Everything from the line containing "The picture is" through the line containing "const ticks = [0,10,20,30,40,50,60,70];" should be repeated exactly, and nothing else from the data.

>> BEGIN Provided material

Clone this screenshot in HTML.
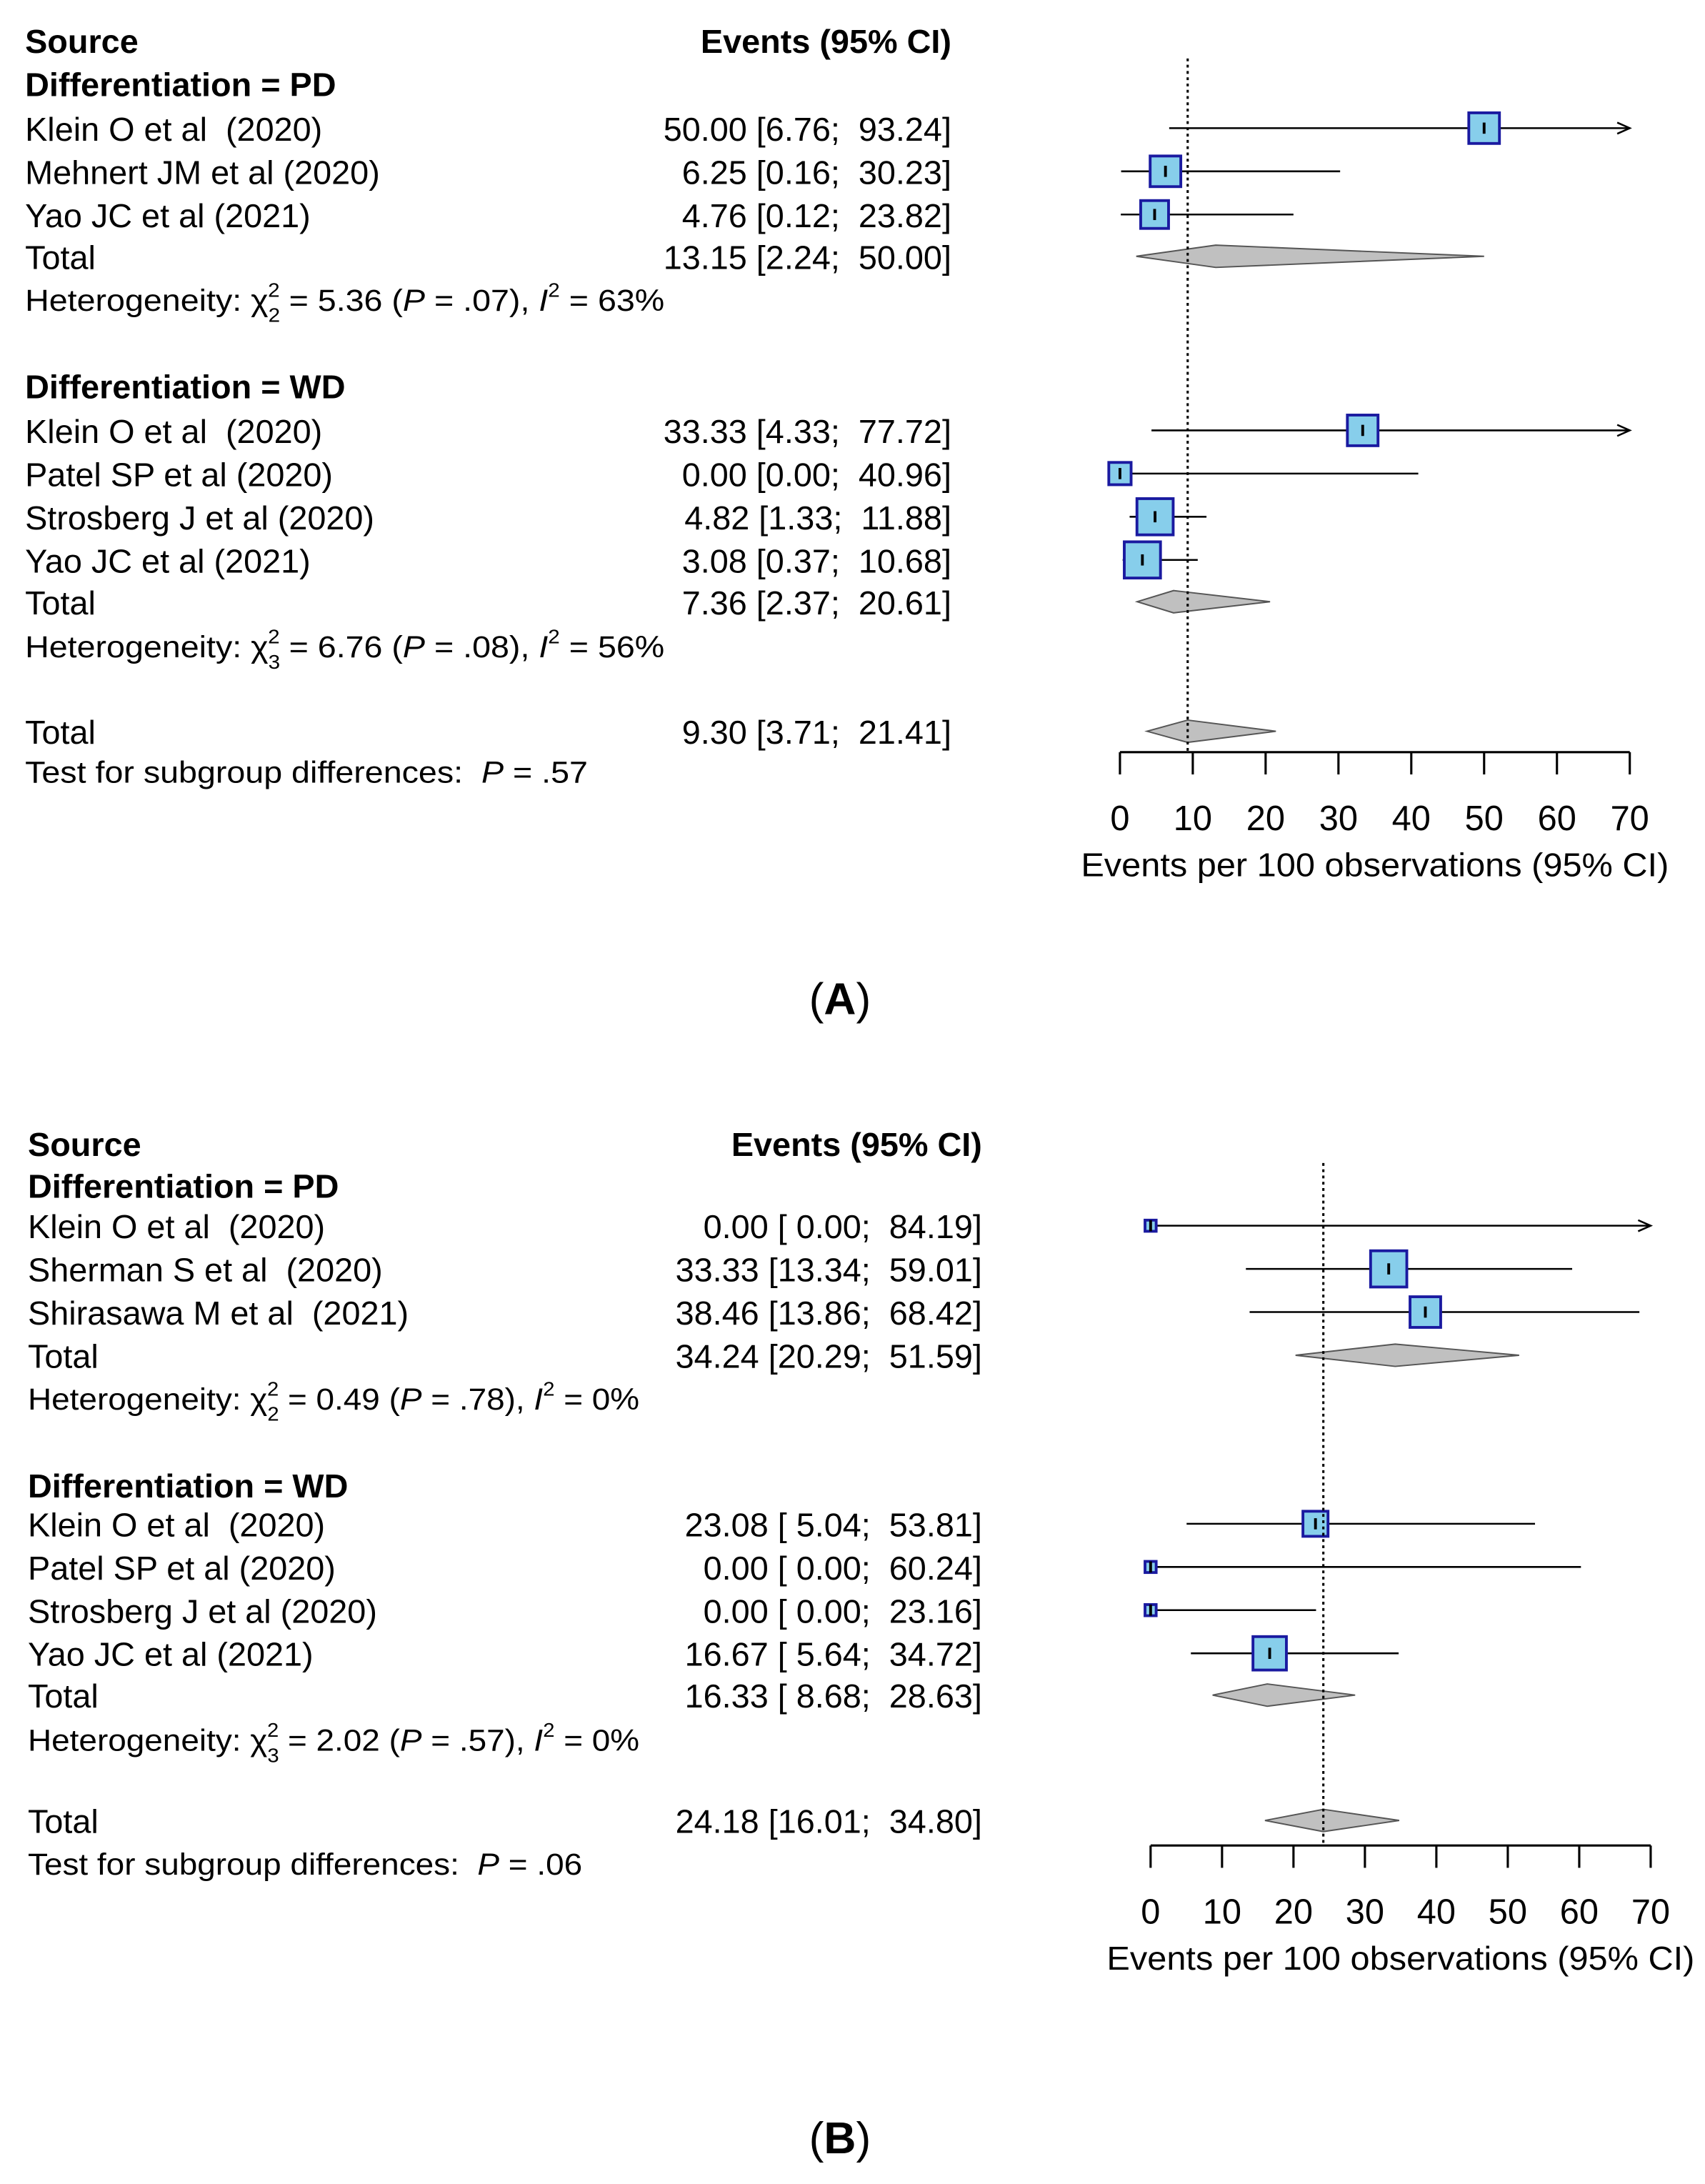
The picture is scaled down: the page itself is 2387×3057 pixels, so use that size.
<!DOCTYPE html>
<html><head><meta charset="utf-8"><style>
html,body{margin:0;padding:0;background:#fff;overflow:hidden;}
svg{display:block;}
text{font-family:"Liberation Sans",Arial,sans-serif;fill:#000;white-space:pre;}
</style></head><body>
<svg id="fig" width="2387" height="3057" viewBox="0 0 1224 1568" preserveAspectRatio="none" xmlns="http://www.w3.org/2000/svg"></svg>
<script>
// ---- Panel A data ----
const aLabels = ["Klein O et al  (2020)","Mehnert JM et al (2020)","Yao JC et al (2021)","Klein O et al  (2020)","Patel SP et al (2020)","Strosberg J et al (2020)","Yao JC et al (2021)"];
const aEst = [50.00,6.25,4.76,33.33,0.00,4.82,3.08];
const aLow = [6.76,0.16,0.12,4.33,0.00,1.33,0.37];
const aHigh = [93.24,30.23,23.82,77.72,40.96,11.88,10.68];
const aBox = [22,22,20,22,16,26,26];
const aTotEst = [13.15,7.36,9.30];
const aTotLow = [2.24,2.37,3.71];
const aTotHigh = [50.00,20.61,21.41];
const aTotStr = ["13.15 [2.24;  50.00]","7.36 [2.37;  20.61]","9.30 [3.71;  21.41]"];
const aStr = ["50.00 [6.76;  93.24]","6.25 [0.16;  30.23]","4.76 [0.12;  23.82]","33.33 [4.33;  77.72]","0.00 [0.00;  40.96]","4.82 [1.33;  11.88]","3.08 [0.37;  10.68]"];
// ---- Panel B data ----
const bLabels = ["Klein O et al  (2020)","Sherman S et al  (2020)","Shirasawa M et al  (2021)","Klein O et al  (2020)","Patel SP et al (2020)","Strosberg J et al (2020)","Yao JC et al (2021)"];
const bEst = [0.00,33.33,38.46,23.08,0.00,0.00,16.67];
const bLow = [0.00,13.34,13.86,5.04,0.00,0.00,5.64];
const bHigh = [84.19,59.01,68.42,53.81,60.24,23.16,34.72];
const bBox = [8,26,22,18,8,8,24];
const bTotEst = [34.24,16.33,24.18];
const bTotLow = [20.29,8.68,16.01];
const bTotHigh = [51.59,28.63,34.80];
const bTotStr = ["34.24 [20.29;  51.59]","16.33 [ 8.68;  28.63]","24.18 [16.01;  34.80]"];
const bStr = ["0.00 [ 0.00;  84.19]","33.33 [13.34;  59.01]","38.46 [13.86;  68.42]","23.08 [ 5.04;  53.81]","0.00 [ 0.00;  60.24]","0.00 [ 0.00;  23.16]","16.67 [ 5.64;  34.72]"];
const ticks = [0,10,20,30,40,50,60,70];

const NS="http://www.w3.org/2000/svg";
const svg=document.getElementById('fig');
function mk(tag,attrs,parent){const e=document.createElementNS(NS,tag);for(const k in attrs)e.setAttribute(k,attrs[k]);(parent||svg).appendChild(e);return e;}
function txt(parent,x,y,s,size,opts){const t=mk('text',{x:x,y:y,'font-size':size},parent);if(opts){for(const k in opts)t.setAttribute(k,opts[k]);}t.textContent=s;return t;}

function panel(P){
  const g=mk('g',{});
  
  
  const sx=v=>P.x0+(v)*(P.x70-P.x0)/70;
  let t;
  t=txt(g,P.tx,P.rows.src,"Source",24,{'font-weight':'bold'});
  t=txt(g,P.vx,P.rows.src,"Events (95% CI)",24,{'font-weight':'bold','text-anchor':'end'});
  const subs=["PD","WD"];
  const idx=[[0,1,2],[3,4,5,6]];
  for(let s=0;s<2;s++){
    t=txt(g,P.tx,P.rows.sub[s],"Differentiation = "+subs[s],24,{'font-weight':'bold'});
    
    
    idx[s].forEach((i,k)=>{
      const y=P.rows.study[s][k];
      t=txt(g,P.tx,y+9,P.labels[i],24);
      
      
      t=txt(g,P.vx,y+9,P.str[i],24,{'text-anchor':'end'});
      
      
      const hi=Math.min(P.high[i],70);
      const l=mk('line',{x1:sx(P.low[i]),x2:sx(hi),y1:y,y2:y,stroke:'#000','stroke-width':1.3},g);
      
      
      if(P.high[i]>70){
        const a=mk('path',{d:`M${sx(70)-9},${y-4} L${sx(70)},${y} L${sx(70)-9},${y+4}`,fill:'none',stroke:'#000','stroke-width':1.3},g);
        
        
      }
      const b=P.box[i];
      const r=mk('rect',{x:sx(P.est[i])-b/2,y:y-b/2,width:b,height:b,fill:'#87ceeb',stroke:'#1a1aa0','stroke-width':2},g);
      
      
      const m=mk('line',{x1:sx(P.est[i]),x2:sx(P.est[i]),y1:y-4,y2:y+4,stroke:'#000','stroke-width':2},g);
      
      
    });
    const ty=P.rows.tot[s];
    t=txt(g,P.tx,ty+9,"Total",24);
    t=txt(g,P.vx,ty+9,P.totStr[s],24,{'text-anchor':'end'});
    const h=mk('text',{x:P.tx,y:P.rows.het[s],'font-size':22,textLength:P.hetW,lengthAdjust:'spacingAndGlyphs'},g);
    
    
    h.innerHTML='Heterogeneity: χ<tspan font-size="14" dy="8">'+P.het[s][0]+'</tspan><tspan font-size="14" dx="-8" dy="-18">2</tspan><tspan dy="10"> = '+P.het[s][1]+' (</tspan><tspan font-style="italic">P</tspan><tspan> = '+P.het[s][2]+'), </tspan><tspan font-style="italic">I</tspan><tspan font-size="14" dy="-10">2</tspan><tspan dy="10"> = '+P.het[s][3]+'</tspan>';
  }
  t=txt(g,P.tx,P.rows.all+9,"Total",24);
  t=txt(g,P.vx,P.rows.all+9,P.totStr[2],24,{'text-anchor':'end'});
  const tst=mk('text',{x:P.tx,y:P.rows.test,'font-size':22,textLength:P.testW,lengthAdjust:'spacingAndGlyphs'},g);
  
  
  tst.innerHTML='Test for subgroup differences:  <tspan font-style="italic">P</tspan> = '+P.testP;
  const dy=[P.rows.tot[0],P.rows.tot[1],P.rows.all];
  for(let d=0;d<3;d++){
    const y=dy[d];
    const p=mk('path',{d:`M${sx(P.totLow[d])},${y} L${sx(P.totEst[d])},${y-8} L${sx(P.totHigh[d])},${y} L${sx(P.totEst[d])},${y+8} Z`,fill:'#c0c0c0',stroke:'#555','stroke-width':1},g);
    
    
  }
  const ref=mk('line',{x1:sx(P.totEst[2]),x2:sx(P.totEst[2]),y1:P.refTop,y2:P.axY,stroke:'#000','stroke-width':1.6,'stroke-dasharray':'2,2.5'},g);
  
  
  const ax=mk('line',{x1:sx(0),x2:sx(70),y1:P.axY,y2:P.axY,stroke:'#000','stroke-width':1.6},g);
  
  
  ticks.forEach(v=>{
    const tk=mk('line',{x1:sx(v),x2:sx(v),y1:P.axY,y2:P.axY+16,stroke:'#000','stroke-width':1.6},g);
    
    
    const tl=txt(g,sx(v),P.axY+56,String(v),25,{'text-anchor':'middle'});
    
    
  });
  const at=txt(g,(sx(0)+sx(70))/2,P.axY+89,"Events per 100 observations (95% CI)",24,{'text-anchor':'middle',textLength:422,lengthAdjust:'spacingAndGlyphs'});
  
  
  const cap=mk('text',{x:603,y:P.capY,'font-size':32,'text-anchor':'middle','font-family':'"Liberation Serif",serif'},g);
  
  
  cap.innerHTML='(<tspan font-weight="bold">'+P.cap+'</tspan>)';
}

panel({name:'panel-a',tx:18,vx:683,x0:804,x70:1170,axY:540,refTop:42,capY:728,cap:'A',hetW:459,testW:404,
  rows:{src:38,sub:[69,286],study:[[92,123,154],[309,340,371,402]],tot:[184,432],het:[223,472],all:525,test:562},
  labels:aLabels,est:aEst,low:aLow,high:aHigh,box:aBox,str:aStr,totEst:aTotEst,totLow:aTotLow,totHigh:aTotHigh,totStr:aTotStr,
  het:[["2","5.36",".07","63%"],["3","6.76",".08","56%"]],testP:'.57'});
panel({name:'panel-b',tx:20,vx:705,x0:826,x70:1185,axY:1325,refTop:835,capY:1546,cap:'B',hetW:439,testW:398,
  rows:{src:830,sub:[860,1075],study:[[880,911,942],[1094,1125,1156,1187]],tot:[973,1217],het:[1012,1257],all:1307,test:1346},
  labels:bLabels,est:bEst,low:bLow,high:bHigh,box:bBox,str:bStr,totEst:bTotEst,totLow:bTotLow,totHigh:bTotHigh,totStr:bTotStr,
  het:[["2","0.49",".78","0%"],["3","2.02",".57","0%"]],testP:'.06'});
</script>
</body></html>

>> END Provided material

*Expected output*
The picture is scaled down: the page itself is 2387×3057 pixels, so use that size.
<!DOCTYPE html>
<html><head><meta charset="utf-8"><style>
html,body{margin:0;padding:0;background:#fff;overflow:hidden;}
svg{display:block;}
text{font-family:"Liberation Sans",Arial,sans-serif;fill:#000;white-space:pre;}
</style></head><body>
<svg id="fig" width="2387" height="3057" viewBox="0 0 1224 1568" preserveAspectRatio="none" xmlns="http://www.w3.org/2000/svg"></svg>
<script>
// ---- Panel A data ----
const aLabels = ["Klein O et al  (2020)","Mehnert JM et al (2020)","Yao JC et al (2021)","Klein O et al  (2020)","Patel SP et al (2020)","Strosberg J et al (2020)","Yao JC et al (2021)"];
const aEst = [50.00,6.25,4.76,33.33,0.00,4.82,3.08];
const aLow = [6.76,0.16,0.12,4.33,0.00,1.33,0.37];
const aHigh = [93.24,30.23,23.82,77.72,40.96,11.88,10.68];
const aBox = [22,22,20,22,16,26,26];
const aTotEst = [13.15,7.36,9.30];
const aTotLow = [2.24,2.37,3.71];
const aTotHigh = [50.00,20.61,21.41];
const aTotStr = ["13.15 [2.24;  50.00]","7.36 [2.37;  20.61]","9.30 [3.71;  21.41]"];
const aStr = ["50.00 [6.76;  93.24]","6.25 [0.16;  30.23]","4.76 [0.12;  23.82]","33.33 [4.33;  77.72]","0.00 [0.00;  40.96]","4.82 [1.33;  11.88]","3.08 [0.37;  10.68]"];
// ---- Panel B data ----
const bLabels = ["Klein O et al  (2020)","Sherman S et al  (2020)","Shirasawa M et al  (2021)","Klein O et al  (2020)","Patel SP et al (2020)","Strosberg J et al (2020)","Yao JC et al (2021)"];
const bEst = [0.00,33.33,38.46,23.08,0.00,0.00,16.67];
const bLow = [0.00,13.34,13.86,5.04,0.00,0.00,5.64];
const bHigh = [84.19,59.01,68.42,53.81,60.24,23.16,34.72];
const bBox = [8,26,22,18,8,8,24];
const bTotEst = [34.24,16.33,24.18];
const bTotLow = [20.29,8.68,16.01];
const bTotHigh = [51.59,28.63,34.80];
const bTotStr = ["34.24 [20.29;  51.59]","16.33 [ 8.68;  28.63]","24.18 [16.01;  34.80]"];
const bStr = ["0.00 [ 0.00;  84.19]","33.33 [13.34;  59.01]","38.46 [13.86;  68.42]","23.08 [ 5.04;  53.81]","0.00 [ 0.00;  60.24]","0.00 [ 0.00;  23.16]","16.67 [ 5.64;  34.72]"];
const ticks = [0,10,20,30,40,50,60,70];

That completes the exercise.